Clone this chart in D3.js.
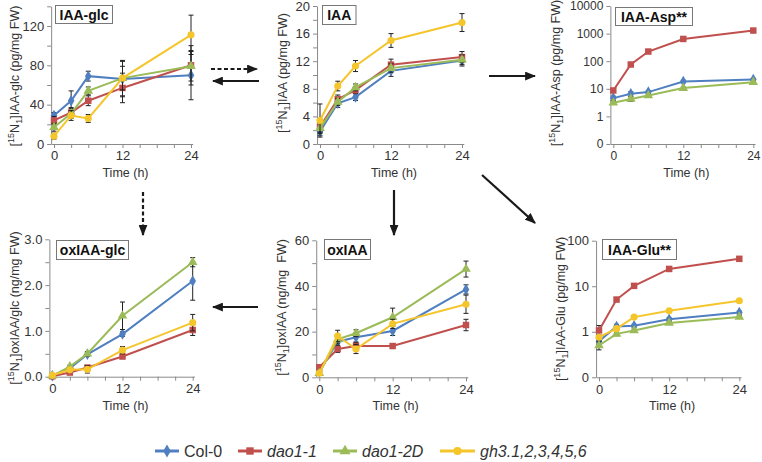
<!DOCTYPE html>
<html><head><meta charset="utf-8">
<script src="https://cdn.jsdelivr.net/npm/d3@7"></script>
<style>
html,body{margin:0;padding:0;background:#fff;}
svg{display:block;font-family:"Liberation Sans",Arial,sans-serif;}
</style></head>
<body><svg id="c" width="762" height="462"></svg>
<script>
// ---------- DATA ----------
const times = [0, 3, 6, 12, 24];
const seriesNames = ["Col-0", "dao1-1", "dao1-2D", "gh3.1,2,3,4,5,6"];
const xTickValues = [0, 3, 6, 9, 12, 15, 18, 21, 24];
const xTickLabels = [0, 12, 24];

// IAA-glc (pg/mg FW)
const iaaGlcCol0 = [29, 44, 69, 66, 70];
const iaaGlcDao11 = [24, 32, 44, 57, 80];
const iaaGlcDao12D = [17, 31, 54, 67, 79];
const iaaGlcGh3 = [8, 29, 26, 67, 111];
const iaaGlcCol0Err = [3, 10, 5, 18, 25];
const iaaGlcDao11Err = [4, 5, 5, 15, 20];
const iaaGlcDao12DErr = [4, 5, 4, 12, 15];
const iaaGlcGh3Err = [3, 5, 4, 18, 20];

// IAA (pg/mg FW)
const iaaCol0 = [1.8, 5.9, 6.8, 10.6, 12.1];
const iaaDao11 = [2.5, 6.5, 7.8, 11.5, 12.6];
const iaaDao12D = [2.3, 6.1, 8.2, 11.0, 12.2];
const iaaGh3 = [3.4, 8.4, 11.3, 15.0, 17.6];
const iaaCol0Err = [0.6, 0.6, 0.5, 0.8, 0.8];
const iaaDao11Err = [0.8, 0.6, 0.5, 0.8, 0.8];
const iaaDao12DErr = [0.8, 0.5, 0.5, 0.6, 0.7];
const iaaGh3Err = [2.4, 0.7, 0.8, 1.0, 1.3];

// IAA-Asp (pg/mg FW), log axis
const aspCol0 = [4.6, 6.6, 7.6, 18.4, 21.7];
const aspDao11 = [8.7, 76, 224, 640, 1290];
const aspDao12D = [3.1, 4.3, 5.7, 10.6, 17.4];
const aspCol0Err = [0.8, 1.2, 0.8, 2, 2];
const aspDao11Err = [1, 8, 20, 60, 100];
const aspDao12DErr = [0.4, 0.8, 0.6, 1, 1.5];

// oxIAA-glc (ng/mg FW)
const oxGlcCol0 = [0.02, 0.18, 0.49, 0.93, 2.09];
const oxGlcDao11 = [0.01, 0.09, 0.20, 0.44, 1.02];
const oxGlcDao12D = [0.02, 0.22, 0.50, 1.33, 2.50];
const oxGlcGh3 = [0.03, 0.15, 0.16, 0.58, 1.18];
const oxGlcCol0Err = [0.02, 0.03, 0.04, 0.05, 0.42];
const oxGlcDao11Err = [0.02, 0.02, 0.03, 0.04, 0.12];
const oxGlcDao12DErr = [0.02, 0.03, 0.05, 0.30, 0.10];
const oxGlcGh3Err = [0.02, 0.05, 0.08, 0.08, 0.18];

// oxIAA (ng/mg FW)
const oxCol0 = [2.5, 15.6, 17.5, 20.3, 38.5];
const oxDao11 = [4.4, 12.4, 13.7, 13.7, 22.9];
const oxDao12D = [1.8, 16.6, 19.3, 26.3, 47.4];
const oxGh3 = [1.8, 18.1, 12.4, 23.4, 32.0];
const oxCol0Err = [0.8, 2, 2, 2, 2];
const oxDao11Err = [1, 1.5, 1.5, 1, 2.5];
const oxDao12DErr = [1, 2, 1.5, 4, 3.5];
const oxGh3Err = [1, 2.5, 2, 2, 4];

// IAA-Glu (pg/mg FW), log axis
const gluCol0 = [0.62, 1.31, 1.36, 1.88, 2.64];
const gluDao11 = [1.07, 5.1, 10.2, 24, 40];
const gluDao12D = [0.50, 0.90, 1.07, 1.56, 2.12];
const gluGh3 = [0.76, 1.17, 2.1, 2.88, 4.8];
const gluCol0Err = [0.1, 0.15, 0.1, 0.15, 0.2];
const gluDao11Err = [0.3, 0.5, 0.8, 3, 3];
const gluDao12DErr = [0.1, 0.08, 0.08, 0.1, 0.15];
const gluGh3Err = [0.1, 0.1, 0.15, 0.2, 0.3];

// ---------- STYLE ----------
const colors = ["#4f7fc0", "#c0504d", "#9bbb59", "#f5c52c"];
const symbols = [d3.symbolDiamond, d3.symbolSquare, d3.symbolTriangle, d3.symbolCircle];
const symSizes = [38, 42, 40, 40];

const svg = d3.select("#c");
const defs = svg.append("defs");
defs.append("marker").attr("id", "ah").attr("viewBox", "0 0 10 8")
  .attr("refX", 9).attr("refY", 4).attr("markerWidth", 11).attr("markerHeight", 9)
  .attr("markerUnits", "userSpaceOnUse").attr("orient", "auto")
  .append("path").attr("d", "M0,0 L10,4 L0,8 Z").attr("fill", "#1a1a1a");

function drawPanel(cfg) {
  const g = svg.append("g");
  const k = (cfg.x24 - cfg.x0) / 24;
  const x = d3.scaleLinear().domain([-0.5, 24.3]).range([cfg.x0 - 0.5 * k, cfg.x24 + 0.3 * k]);
  const y = cfg.log
    ? d3.scaleLog().domain(cfg.yDomain).range([cfg.yB, cfg.yT])
    : d3.scaleLinear().domain(cfg.yDomain).range([cfg.yB, cfg.yT]);
  const axisX = x(-0.5);

  const yAx = d3.axisLeft(y).tickValues(cfg.yTicks).tickSize(4).tickSizeOuter(0).tickPadding(3)
    .tickFormat(d => cfg.yLabels.includes(d) ? cfg.yFmt(d) : "");
  const ya = g.append("g").attr("transform", `translate(${axisX},0)`).call(yAx);
  const xAx = d3.axisBottom(x).tickValues(xTickValues).tickSize(4).tickSizeOuter(0).tickPadding(3)
    .tickFormat(d => xTickLabels.includes(d) ? d : "");
  const xa = g.append("g").attr("transform", `translate(0,${cfg.yB})`).call(xAx);
  [ya, xa].forEach(a => {
    a.selectAll("path,line").attr("stroke", "#8a8a8a");
    a.selectAll("text").attr("fill", "#333").style("font-size", cfg.tickFont + "px")
      .style("font-family", "Liberation Sans, Arial, sans-serif");
  });

  // axis titles
  g.append("text").attr("x", (x(0) + x(24)) / 2 + 3).attr("y", cfg.yB + 33)
    .attr("text-anchor", "middle").attr("fill", "#333").style("font-size", "12.5px").text("Time (h)");
  const t = g.append("text").attr("transform", `translate(${cfg.labX},${cfg.labY}) rotate(-90)`)
    .attr("text-anchor", "middle").attr("fill", "#333").style("font-size", "12.5px");
  t.append("tspan").text("[");
  t.append("tspan").attr("dy", -5).style("font-size", "9px").text("15");
  t.append("tspan").attr("dy", 5).text("N");
  t.append("tspan").attr("dy", 3).style("font-size", "9px").text("1");
  t.append("tspan").attr("dy", -3).text("]" + cfg.label);

  // series
  cfg.series.forEach((s, i) => {
    if (!s) return;
    const vals = s.v.map((v, j) => ({ t: times[j], v, e: s.e[j] }));
    const sg = g.append("g");
    // error bars
    vals.forEach(d => {
      const lo = cfg.log ? Math.max(d.v - d.e, cfg.yDomain[0]) : Math.max(d.v - d.e, cfg.yDomain[0]);
      const hi = d.v + d.e;
      const cx = x(d.t);
      sg.append("line").attr("x1", cx).attr("x2", cx).attr("y1", y(lo)).attr("y2", y(hi))
        .attr("stroke", "#222").attr("stroke-width", 1);
      [lo, hi].forEach(vv => sg.append("line").attr("x1", cx - 2.5).attr("x2", cx + 2.5)
        .attr("y1", y(vv)).attr("y2", y(vv)).attr("stroke", "#222").attr("stroke-width", 1));
    });
    sg.append("path").datum(vals)
      .attr("d", d3.line().x(d => x(d.t)).y(d => y(d.v)))
      .attr("fill", "none").attr("stroke", colors[i]).attr("stroke-width", 2);
    sg.selectAll(".m").data(vals).enter().append("path")
      .attr("transform", d => `translate(${x(d.t)},${y(d.v)})`)
      .attr("d", d3.symbol().type(symbols[i]).size(symSizes[i]))
      .attr("fill", colors[i]);
  });

  // title box
  const bx = cfg.box;
  g.append("rect").attr("x", bx[0]).attr("y", bx[1]).attr("width", bx[2]).attr("height", bx[3])
    .attr("fill", "#fff").attr("stroke", "#777").attr("stroke-width", 1);
  g.append("text").attr("x", bx[0] + bx[2] / 2).attr("y", bx[1] + bx[3] / 2 + 5)
    .attr("text-anchor", "middle").style("font-size", "14px").style("font-weight", "bold")
    .attr("fill", "#111").text(cfg.title);
}

const linFmt = d => d;
const fixFmt = d => d.toFixed(1);
const logFmt = d => d < 1 ? "0" : d3.format("d")(d);

drawPanel({ x0: 54, x24: 191, yB: 144, yT: 6.3, yDomain: [0, 140], log: false,
  yTicks: [0, 20, 40, 60, 80, 100, 120, 140], yLabels: [0, 40, 80, 120], yFmt: linFmt, tickFont: 13,
  labX: 18.5, labY: 76, label: "IAA-glc (pg/mg FW)", title: "IAA-glc", box: [55.5, 5.5, 57, 18],
  series: [{ v: iaaGlcCol0, e: iaaGlcCol0Err }, { v: iaaGlcDao11, e: iaaGlcDao11Err },
           { v: iaaGlcDao12D, e: iaaGlcDao12DErr }, { v: iaaGlcGh3, e: iaaGlcGh3Err }] });

drawPanel({ x0: 320, x24: 462, yB: 144, yT: 6, yDomain: [0, 20], log: false,
  yTicks: [0, 2, 4, 6, 8, 10, 12, 14, 16, 18, 20], yLabels: [0, 4, 8, 12, 16, 20], yFmt: linFmt, tickFont: 13,
  labX: 287, labY: 73, label: "IAA (pg/mg FW)", title: "IAA", box: [322.5, 5.5, 33.5, 19],
  series: [{ v: iaaCol0, e: iaaCol0Err }, { v: iaaDao11, e: iaaDao11Err },
           { v: iaaDao12D, e: iaaDao12DErr }, { v: iaaGh3, e: iaaGh3Err }] });

drawPanel({ x0: 613.3, x24: 753.3, yB: 144, yT: 6, yDomain: [0.1, 10000], log: true,
  yTicks: [0.1, 1, 10, 100, 1000, 10000], yLabels: [0.1, 1, 10, 100, 1000, 10000], yFmt: logFmt, tickFont: 12,
  labX: 560, labY: 73, label: "IAA-Asp (pg/mg FW)", title: "IAA-Asp**", box: [615.5, 7.5, 77, 18],
  series: [{ v: aspCol0, e: aspCol0Err }, { v: aspDao11, e: aspDao11Err },
           { v: aspDao12D, e: aspDao12DErr }, null] });

drawPanel({ x0: 52.3, x24: 192.7, yB: 376.7, yT: 239.3, yDomain: [0, 3], log: false,
  yTicks: [0, 0.5, 1, 1.5, 2, 2.5, 3], yLabels: [0, 1, 2, 3], yFmt: fixFmt, tickFont: 13,
  labX: 18.5, labY: 308, label: "oxIAA/glc (ng/mg FW)", title: "oxIAA-glc", box: [56.5, 240.5, 72, 19],
  series: [{ v: oxGlcCol0, e: oxGlcCol0Err }, { v: oxGlcDao11, e: oxGlcDao11Err },
           { v: oxGlcDao12D, e: oxGlcDao12DErr }, { v: oxGlcGh3, e: oxGlcGh3Err }] });

drawPanel({ x0: 319.3, x24: 466, yB: 377.3, yT: 240.3, yDomain: [0, 60], log: false,
  yTicks: [0, 10, 20, 30, 40, 50, 60], yLabels: [0, 20, 40, 60], yFmt: linFmt, tickFont: 13,
  labX: 286, labY: 307.5, label: "oxIAA (ng/mg\u00a0 FW)", title: "oxIAA", box: [324.5, 239.5, 46, 20],
  series: [{ v: oxCol0, e: oxCol0Err }, { v: oxDao11, e: oxDao11Err },
           { v: oxDao12D, e: oxDao12DErr }, { v: oxGh3, e: oxGh3Err }] });

drawPanel({ x0: 599, x24: 739.3, yB: 377.3, yT: 240.7, yDomain: [0.1, 100], log: true,
  yTicks: [0.1, 1, 10, 100], yLabels: [0.1, 1, 10, 100], yFmt: logFmt, tickFont: 13,
  labX: 565, labY: 309, label: "IAA-Glu (pg/mg FW)", title: "IAA-Glu**", box: [602.5, 239.5, 74, 20],
  series: [{ v: gluCol0, e: gluCol0Err }, { v: gluDao11, e: gluDao11Err },
           { v: gluDao12D, e: gluDao12DErr }, { v: gluGh3, e: gluGh3Err }] });

// ---------- ARROWS ----------
const arrows = [
  { p: [211, 69, 257, 69], dash: true },
  { p: [259, 81, 213, 81], dash: false },
  { p: [489, 76, 535, 76], dash: false },
  { p: [143, 192, 143, 235], dash: true },
  { p: [394, 190, 394, 235], dash: false },
  { p: [482, 175, 535, 223], dash: false },
  { p: [258, 307, 213, 307], dash: false }
];
arrows.forEach(a => {
  svg.append("line").attr("x1", a.p[0]).attr("y1", a.p[1]).attr("x2", a.p[2]).attr("y2", a.p[3])
    .attr("stroke", "#1a1a1a").attr("stroke-width", 2.2)
    .attr("stroke-dasharray", a.dash ? "4,2.5" : null)
    .attr("marker-end", "url(#ah)");
});

// ---------- LEGEND ----------
const legendX = [155, 238, 333, 440];
const legendW = [24, 24, 24, 35];
const lg = svg.append("g");
seriesNames.forEach((n, i) => {
  const x0 = legendX[i], x1 = legendX[i] + legendW[i], ly = 451;
  lg.append("line").attr("x1", x0).attr("x2", x1).attr("y1", ly).attr("y2", ly)
    .attr("stroke", colors[i]).attr("stroke-width", 3);
  lg.append("path").attr("transform", `translate(${(x0 + x1) / 2},${ly})`)
    .attr("d", d3.symbol().type(symbols[i]).size(symSizes[i] * 1.3)).attr("fill", colors[i]);
  lg.append("text").attr("x", x1 + 5).attr("y", 457).attr("fill", "#333")
    .style("font-size", "16px").style("font-style", i === 0 ? "normal" : "italic").text(n);
});
</script></body></html>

- - -

## PROBLEM TO WORK ON
Without the pictures, please reproduce each line of the listing above exactly, from the first one through the line bearing "const xTickLabels = [0, 12, 24];".

## TASK OUTPUT
Clone this chart in D3.js.
<!DOCTYPE html>
<html><head><meta charset="utf-8">
<script src="https://cdn.jsdelivr.net/npm/d3@7"></script>
<style>
html,body{margin:0;padding:0;background:#fff;}
svg{display:block;font-family:"Liberation Sans",Arial,sans-serif;}
</style></head>
<body><svg id="c" width="762" height="462"></svg>
<script>
// ---------- DATA ----------
const times = [0, 3, 6, 12, 24];
const seriesNames = ["Col-0", "dao1-1", "dao1-2D", "gh3.1,2,3,4,5,6"];
const xTickValues = [0, 3, 6, 9, 12, 15, 18, 21, 24];
const xTickLabels = [0, 12, 24];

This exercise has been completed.